**SUPPLIED INFORMATION**
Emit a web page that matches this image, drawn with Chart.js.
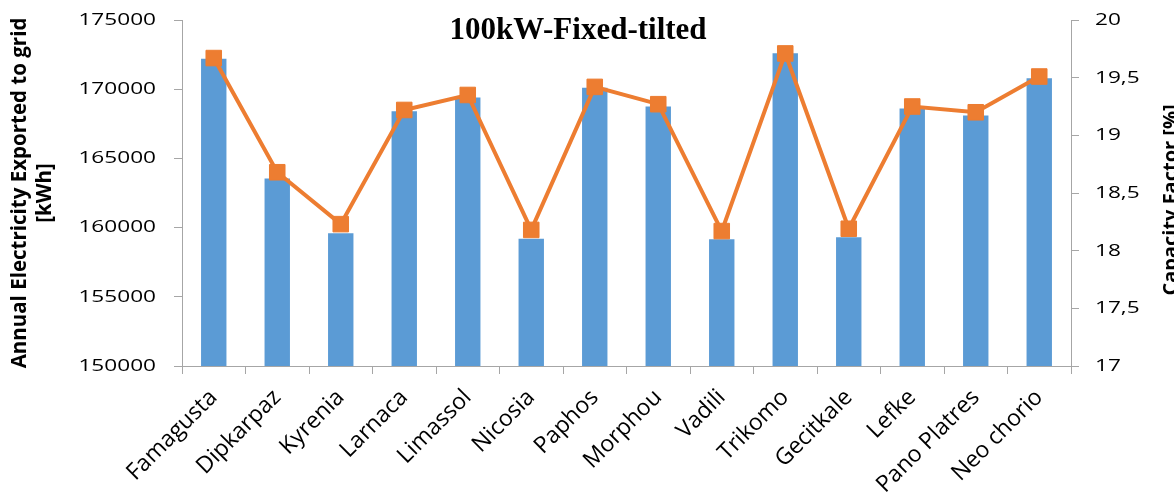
<!DOCTYPE html>
<html>
<head>
<meta charset="utf-8">
<script src="https://cdn.jsdelivr.net/npm/chart.js@4.4.1/dist/chart.umd.min.js"></script>
<style>
  html, body { margin: 0; padding: 0; background: #ffffff; }
  #wrap { position: relative; width: 1174px; height: 498px; }
</style>
</head>
<body>
<div id="wrap"><canvas id="c"></canvas></div>
<script>
const chartTitle = '100kW-Fixed-tilted';
const categories = ['Famagusta', 'Dipkarpaz', 'Kyrenia', 'Larnaca', 'Limassol', 'Nicosia', 'Paphos',
  'Morphou', 'Vadili', 'Trikomo', 'Gecitkale', 'Lefke', 'Pano Platres', 'Neo chorio'];
const energyKWh = [172200, 163550, 159600, 168400, 169400, 159200, 170100,
  168750, 159150, 172600, 159300, 168600, 168100, 170800];
const capacityFactor = [19.67, 18.68, 18.23, 19.22, 19.35, 18.18, 19.42,
  19.27, 18.17, 19.71, 18.19, 19.25, 19.20, 19.51];
const leftTitle = ['Annual Electricity Exported to grid', '[kWh]'];
const rightTitle = 'Capacity Factor [%]';
const leftTicks = [150000, 155000, 160000, 165000, 170000, 175000];
const rightTicks = ['17', '17,5', '18', '18,5', '19', '19,5', '20'];

// Wide y-tick lettering: stretch the 17px tick text horizontally around its anchor
const STRETCH = 1.33;
const origFill = CanvasRenderingContext2D.prototype.fillText;
CanvasRenderingContext2D.prototype.fillText = function (t, x, y, mw) {
  const f = this.font || '';
  if (!/(^|\s)17px/.test(f) || /bold|700/.test(f)) {
    return mw === undefined ? origFill.call(this, t, x, y) : origFill.call(this, t, x, y, mw);
  }
  this.save();
  this.translate(x, y);
  this.scale(STRETCH, 1);
  if (mw === undefined) origFill.call(this, t, 0, 0); else origFill.call(this, t, 0, 0, mw / STRETCH);
  this.restore();
};

const axisGray = '#a6a6a6';

const overlay = {
  id: 'overlay',
  afterDraw(chart) {
    const ctx = chart.ctx;
    ctx.save();
    ctx.fillStyle = '#000000';
    ctx.font = 'bold 31px "Liberation Serif", "Times New Roman", serif';
    ctx.textAlign = 'center';
    ctx.textBaseline = 'middle';
    ctx.fillText(chartTitle, 578, 31);
    ctx.restore();

    ctx.save();
    ctx.fillStyle = '#000000';
    ctx.font = 'bold 20px "Open Sans", sans-serif';
    ctx.translate(1177, 200);
    ctx.rotate(-Math.PI / 2);
    ctx.textAlign = 'center';
    ctx.textBaseline = 'alphabetic';
    ctx.fillText(rightTitle, 0, 0);
    ctx.restore();
  }
};

function fixVertical(width) {
  return function (scale) {
    scale.width = width;
    scale.paddingTop = 8;
    scale.paddingBottom = 8;
  };
}

new Chart(document.getElementById('c'), {
  type: 'bar',
  data: {
    labels: categories,
    datasets: [
      {
        type: 'line',
        label: 'Capacity Factor',
        data: capacityFactor,
        yAxisID: 'y1',
        borderColor: '#ED7D31',
        backgroundColor: '#ED7D31',
        borderWidth: 4,
        pointStyle: 'rect',
        pointRadius: 11,
        pointBorderWidth: 1,
        pointBackgroundColor: '#ED7D31',
        pointBorderColor: '#ED7D31',
        tension: 0,
        order: 0
      },
      {
        type: 'bar',
        label: 'Annual Electricity Exported to grid',
        data: energyKWh,
        yAxisID: 'y',
        backgroundColor: '#5B9BD5',
        borderWidth: 0,
        barPercentage: 0.8,
        categoryPercentage: 0.5,
        order: 1
      }
    ]
  },
  options: {
    responsive: true,
    maintainAspectRatio: false,
    animation: false,
    layout: { padding: { top: 20, left: 0, right: 0, bottom: 0 } },
    plugins: {
      legend: { display: false },
      tooltip: { enabled: false },
      title: { display: false }
    },
    scales: {
      x: {
        grid: {
          display: true,
          drawOnChartArea: false,
          drawTicks: true,
          tickLength: 8,
          color: axisGray,
          offset: true
        },
        border: { display: true, color: axisGray, width: 1 },
        ticks: {
          color: '#000000',
          font: { family: '"Open Sans", sans-serif', size: 23 },
          maxRotation: 45,
          minRotation: 45,
          padding: 10,
          autoSkip: false
        },
        afterFit(scale) { scale.height = 132; }
      },
      y: {
        position: 'left',
        min: 150000,
        max: 175000,
        afterBuildTicks(scale) { scale.ticks = leftTicks.map(v => ({ value: v })); },
        grid: {
          display: true,
          drawOnChartArea: false,
          drawTicks: true,
          tickLength: 8,
          color: axisGray
        },
        border: { display: true, color: axisGray, width: 1 },
        ticks: {
          color: '#000000',
          font: { family: '"Open Sans", sans-serif', size: 17 },
          padding: 18,
          callback: (v) => String(v)
        },
        title: {
          display: true,
          text: leftTitle,
          color: '#000000',
          font: { family: '"Open Sans", sans-serif', size: 20.5, weight: 'bold' },
          padding: { top: 8, bottom: 0 }
        },
        afterFit: fixVertical(182)
      },
      y1: {
        position: 'right',
        min: 17,
        max: 20,
        afterBuildTicks(scale) { scale.ticks = rightTicks.map(s => ({ value: parseFloat(s.replace(',', '.')) })); },
        grid: {
          display: true,
          drawOnChartArea: false,
          drawTicks: true,
          tickLength: 8,
          color: axisGray
        },
        border: { display: true, color: axisGray, width: 1 },
        ticks: {
          color: '#000000',
          font: { family: '"Open Sans", sans-serif', size: 17 },
          padding: 16,
          callback: (v) => {
            const i = rightTicks.findIndex(s => parseFloat(s.replace(',', '.')) === v);
            return i >= 0 ? rightTicks[i] : '';
          }
        },
        afterFit: fixVertical(103)
      }
    }
  },
  plugins: [overlay]
});
</script>
</body>
</html>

**WHAT TO WORK ON**
Skip the pictures, please, and transcribe only the lines from the beginning of the material through the one that contains "['17', '17,5', '18', '18,5', '19', '19,5', '20'];".

**CORRECT RESPONSE**
Emit a web page that matches this image, drawn with Chart.js.
<!DOCTYPE html>
<html>
<head>
<meta charset="utf-8">
<script src="https://cdn.jsdelivr.net/npm/chart.js@4.4.1/dist/chart.umd.min.js"></script>
<style>
  html, body { margin: 0; padding: 0; background: #ffffff; }
  #wrap { position: relative; width: 1174px; height: 498px; }
</style>
</head>
<body>
<div id="wrap"><canvas id="c"></canvas></div>
<script>
const chartTitle = '100kW-Fixed-tilted';
const categories = ['Famagusta', 'Dipkarpaz', 'Kyrenia', 'Larnaca', 'Limassol', 'Nicosia', 'Paphos',
  'Morphou', 'Vadili', 'Trikomo', 'Gecitkale', 'Lefke', 'Pano Platres', 'Neo chorio'];
const energyKWh = [172200, 163550, 159600, 168400, 169400, 159200, 170100,
  168750, 159150, 172600, 159300, 168600, 168100, 170800];
const capacityFactor = [19.67, 18.68, 18.23, 19.22, 19.35, 18.18, 19.42,
  19.27, 18.17, 19.71, 18.19, 19.25, 19.20, 19.51];
const leftTitle = ['Annual Electricity Exported to grid', '[kWh]'];
const rightTitle = 'Capacity Factor [%]';
const leftTicks = [150000, 155000, 160000, 165000, 170000, 175000];
const rightTicks = ['17', '17,5', '18', '18,5', '19', '19,5', '20'];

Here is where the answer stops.